A robust decision process implies the selection of a project or plan which meets its intended goals – e.g., increase access to safe water, reduce floods, upgrade slums, or many others– across a variety of plausible futures. As such, we first look at the vulnerabilities of a plan (or set of possible plans) to a field of possible variables. We then identify a set of plausible futures, incorporating sets of the variables examined, and evaluate the performance of each plan under each future. Finally, we can identify which plans are robust to the futures deemed likely or otherwise important to consider.

That sounds a lot like a risk management approach.  Taking your plans and looking at how your plans work under a range of scenarios.

This is a different approach from what business managers are trained to take.  And it is a clear example of the fundamental conflict between risk management thinking and the predominant thinking of company management.

What business managers are taught to do is to predict the most likely future scenario and to make plans that will maximize the results under that scenario.

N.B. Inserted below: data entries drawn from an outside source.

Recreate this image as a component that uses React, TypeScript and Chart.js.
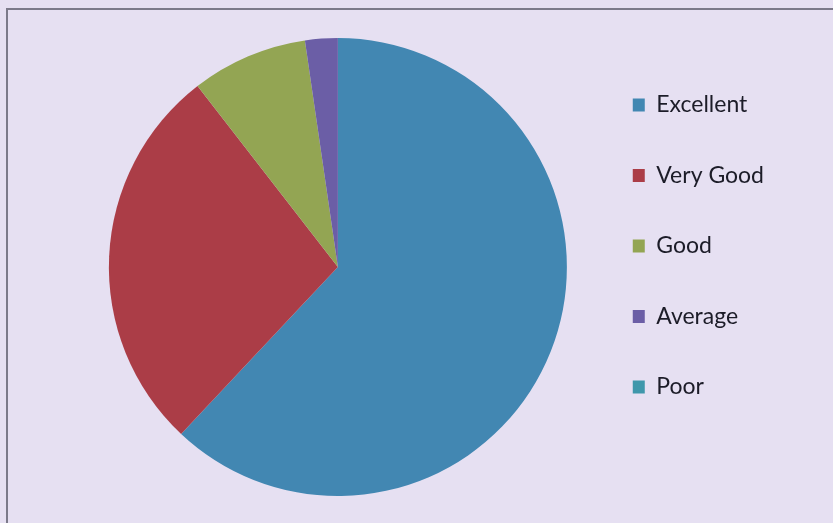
import React, { useEffect, useRef } from "react";
import { Chart, registerables } from "chart.js";

Chart.register(...registerables);

const categories: string[] = ["Excellent", "Very Good", "Good", "Average", "Poor"];
const values: number[] = [62, 27.5, 8.2, 2.3, 0];
const colors: string[] = ["#4287b2", "#ab3d47", "#93a553", "#6b5ea6", "#3f97ab"];

export default function App() {
  const ref = useRef<HTMLCanvasElement | null>(null);

  useEffect(() => {
    if (!ref.current) return;
    const chart = new Chart(ref.current, {
      type: "pie",
      data: {
        labels: categories,
        datasets: [
          {
            data: values,
            backgroundColor: colors,
            borderWidth: 0,
            radius: 229,
          },
        ],
      },
      options: {
        animation: false,
        responsive: true,
        maintainAspectRatio: false,
        layout: { padding: { top: 11, bottom: 0, left: 90.5, right: 59 } },
        plugins: {
          tooltip: { enabled: false },
          legend: {
            position: "right",
            align: "start",
            title: {
              display: true,
              text: "",
              font: { size: 10, lineHeight: 1.2 },
              padding: { top: 23, bottom: 0 },
            },
            labels: {
              boxWidth: 12,
              boxHeight: 13,
              padding: 47.5,
              color: "#1c1c28",
              font: { family: "Lato", size: 23 },
            },
          },
        },
      },
    });
    return () => chart.destroy();
  }, []);

  return (
    <div
      style={{
        position: "fixed",
        left: 0,
        top: 0,
        width: 833,
        height: 523,
        background: "#e6e0f2",
        overflow: "hidden",
      }}
    >
      <div
        style={{
          position: "absolute",
          left: 6,
          top: 8,
          width: 840,
          height: 530,
          borderTop: "2px solid #7c7a8a",
          borderLeft: "2px solid #7c7a8a",
        }}
      />
      <div style={{ position: "absolute", left: 0, top: 0, width: 833, height: 523 }}>
        <canvas ref={ref} />
      </div>
    </div>
  );
}
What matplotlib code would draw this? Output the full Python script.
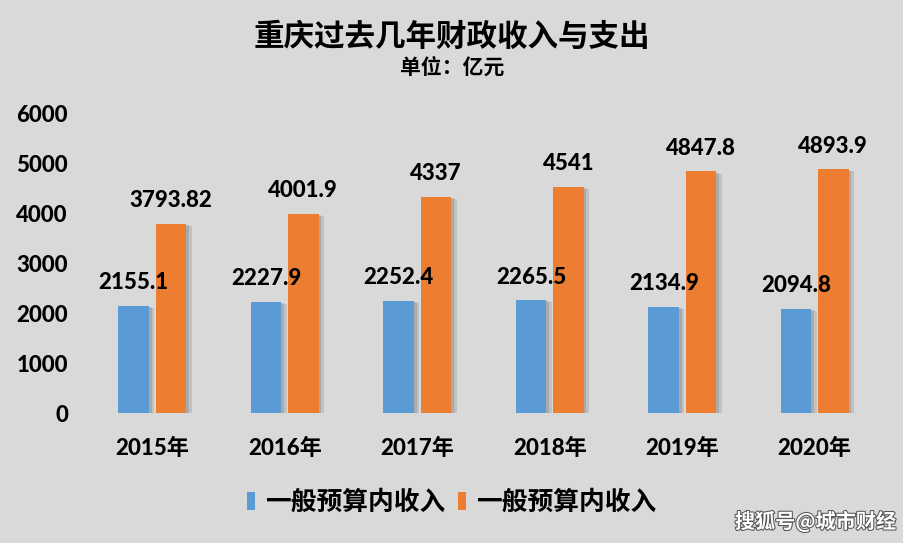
import matplotlib
matplotlib.use("Agg")
import matplotlib.pyplot as plt
import matplotlib.patheffects as pe
import numpy as np

years = ["2015年", "2016年", "2017年", "2018年", "2019年", "2020年"]
series_a = [2155.1, 2227.9, 2252.4, 2265.5, 2134.9, 2094.8]
series_b = [3793.82, 4001.9, 4337, 4541, 4847.8, 4893.9]
labels_a = ["2155.1", "2227.9", "2252.4", "2265.5", "2134.9", "2094.8"]
labels_b = ["3793.82", "4001.9", "4337", "4541", "4847.8", "4893.9"]
legend_names = ["一般预算内收入", "一般预算内收入"]
yticks = [0, 1000, 2000, 3000, 4000, 5000, 6000]

BG = "#d9d9d9"
BLUE = "#5b9bd5"
ORANGE = "#ed7d31"
FONT = ["Lato", "Noto Sans CJK SC", "DejaVu Sans"]
CJK = ["Noto Sans CJK SC", "DejaVu Sans"]
plt.rcParams["font.family"] = FONT
NUMW = 900

fig = plt.figure(figsize=(9.04, 5.43), dpi=100, facecolor=BG)
ax = fig.add_axes([86/904, 1-413/543, (881-86)/904, (413-114)/543])
ax.set_facecolor(BG)

x = np.arange(len(years))
w = 0.23
shadow = [pe.SimplePatchShadow(offset=(4, -1.5), shadow_rgbFace="#8a8a8a", alpha=0.3),
          pe.SimplePatchShadow(offset=(2, -1), shadow_rgbFace="#777777", alpha=0.3),
          pe.Normal()]
ba = ax.bar(x - 0.14, series_a, w, color=BLUE, zorder=3, path_effects=shadow, label=legend_names[0])
bb = ax.bar(x + 0.14, series_b, w, color=ORANGE, zorder=3, path_effects=shadow, label=legend_names[1])

for xi, v, t in zip(x - 0.14, series_a, labels_a):
    ax.annotate(t, (xi, v), xytext=(0, 9), textcoords="offset points", ha="center", va="bottom",
                fontsize=16, fontweight=NUMW, family=FONT, color="black")
for xi, v, t in zip(x + 0.14, series_b, labels_b):
    ax.annotate(t, (xi, v), xytext=(0, 9), textcoords="offset points", ha="center", va="bottom",
                fontsize=16, fontweight=NUMW, family=FONT, color="black")

ax.set_xlim(-0.5, len(years) - 0.5)
ax.set_ylim(0, 6000)
ax.set_yticks(yticks)
ax.set_yticklabels([str(v) for v in yticks], fontsize=16, fontweight=NUMW)
ax.set_xticks(x)
ax.set_xticklabels(years, fontsize=16, fontweight=NUMW, family=FONT)
ax.tick_params(axis="both", length=0)
ax.tick_params(axis="y", pad=13)
ax.tick_params(axis="x", pad=18)
for s in ax.spines.values():
    s.set_visible(False)

fig.text(0.5, 1-37/543, "重庆过去几年财政收入与支出", ha="center", va="center",
         fontsize=22, fontweight="heavy", family=CJK)
fig.text(0.5, 1-67/543, "单位：亿元", ha="center", va="center",
         fontsize=15, fontweight="heavy", family=CJK)

leg = fig.legend(handles=[ba, bb], labels=legend_names, loc="center", bbox_to_anchor=(0.5, 1-502/543),
                 ncol=2, frameon=False, prop={"family": CJK, "weight": "heavy", "size": 18.5},
                 handlelength=0.3, handleheight=0.7, handletextpad=0.4, columnspacing=0.5)
for h in leg.legend_handles:
    h.set_path_effects([])

fig.text(1-8/904, 1-522/543, "搜狐号@城市财经", ha="right", va="center", fontsize=14.5,
         fontweight="bold", family=CJK, color="white",
         path_effects=[pe.withStroke(linewidth=1.5, foreground="#555555")])

fig.savefig("out.png", dpi=100, facecolor=BG)
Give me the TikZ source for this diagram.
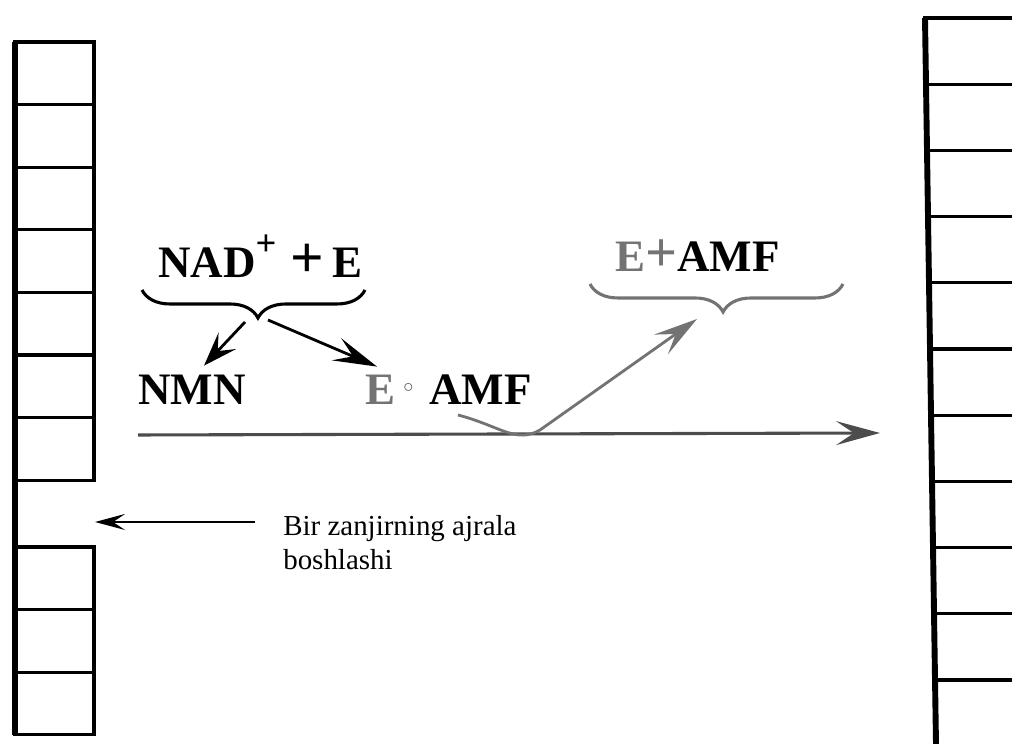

And that approach makes sense when faced with a reliably predictable world.  But in those situations when you are faced with Deep Uncertainty or Wicked Problems, the Robust Approach should be the preferred approach.

Risk managers need to understand that businesses mainly need to apply the Robust/risk management techniques to these Wicked Problems and Deep Uncertainty.  It is a major waste of time to seek to apply the Robust Approach when the situation is not that extreme.  Risk managers need to develop skills and processes to identify these situations.  Risk managers need to “sell” this approach to top management.  Risks need to be divided into two classes – “normal” and “Deep Uncertain/Wicked” and the Robust Approach used for planning what to do regarding the business activities subject to that risk.  The Deep Uncertainty may not exist now, but the risk manager needs to have the credibility with top management when they bring their reasoning for identifying a new situation of Deep Uncertainty.